- Folha de S. Paulo
Somos um povo criativo que sabe criar soluções transitórias: improviso, jeitinho, gambiarra
Ano novo é momento de novas escolhas. Para entrar bem, responda para si mesmo: por que escolho ficar no Brasil?
Todos os anos, pessoas de todas as classes emigram em busca de melhores condições: empregos, melhores serviços do Estado, segurança, educação para os filhos. Costumam ser bem-sucedidos.
Nos EUA, por exemplo, enfrentam dificuldades e preconceitos, mas mesmo assim integram-se bem e têm maior índice de emprego e de empreendedorismo não só do que a população nativa, mas do que a média dos imigrantes –os dados são do livro "Brasileiros nos Estados Unidos: Meio Século Refazendo a América (1960-2010)", lançado este ano.
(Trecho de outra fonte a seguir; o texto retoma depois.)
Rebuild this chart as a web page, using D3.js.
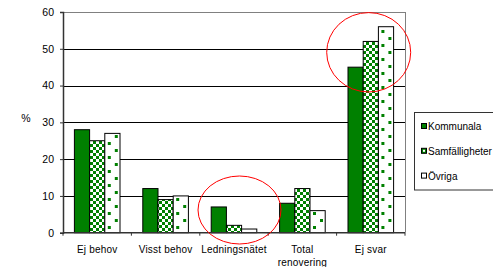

Muitos sonham em voltar.
Ficar no Brasil é enfrentar os riscos da vida comum, a dificuldade de crescer, a precariedade e o descaso das autoridades. E ainda encarar a dor de cabeça de tentar mudar as coisas. O que nos leva a fazer isso? Arrisco um motivo fora de moda: temos amor pelo Brasil.
Amar o Brasil significa duas coisas. A primeira –e mais fácil– é querer que nosso país melhore. A outra é reconhecer aquilo que já é bom e que merece nosso apreço.
Reconhecer aquilo que vale a pena e que pode mesmo ser lição para o resto do mundo. E isso está em falta.
No discurso padrão, o Brasil fácil fácil vira a soma de todos os males. Esquerda e direita competem no pessimismo nacional. Para a esquerda, somos o país da desigualdade, da exploração, do racismo, da injustiça.
Governados por uma elite gananciosa e mestra em acomodar interesses sem operar nenhuma transformação real, estamos muito longe do ideal igualitário do socialismo, ou, vá lá, dos países nórdicos.
Para a direita, somos o país da corrupção, do patrimonialismo, da burocracia, da preguiça e do jeitinho. Nossas instituições são frágeis, nosso Estado é ineficiente, nosso capitalismo é de laços. Tão distantes da eficiência impessoal, da ética do trabalho e da ambição norte-americanos.
Ambas têm sua parcela de verdade, mas não são toda a verdade. Qual é o outro lado dessa moeda? Um país de um saudável individualismo, pouco afeito ao cabresto, em que ninguém mata ou morre em nome de uma ideologia, coletividade ou partido.
Temos tolerância baixa com os líderes que dizem nos representar. A chanchada dá o tom.
O afeto pessoal, e não a adesão fria a regras ou autoridades, pautam as relações sociais. Assim, embora marcado por racismo e intolerância, estes não falam mais alto do que os vínculos pessoais e familiares, produzindo e reproduzindo um país miscigenado, sincrético e tolerante, que com facilidade integra à mistura quem vem de fora.
Nossa política é a arte do acordo, da conciliação das diferenças. Virtudes que garantem a união de um país continental e que virão a calhar em tempos de polarização crescente. Ninguém deixa a ceia de Natal por discussão política.
Por fim, somos um povo criativo e trabalhador, que em um meio precário sabe criar soluções transitórias: improviso, jeitinho, gambiarra. Empreendedores por vocação e necessidade. Vide nosso sucesso quando emigramos para outras terras.
Não há nada de errado em mudar de país. Cada um conhece suas circunstâncias. Para aqueles que decidem ficar e apostar no Brasil, há bons motivos para essa decisão. Redescobri-los será um passo nos novos caminhos que teremos de traçar coletivamente. Um feliz 2018!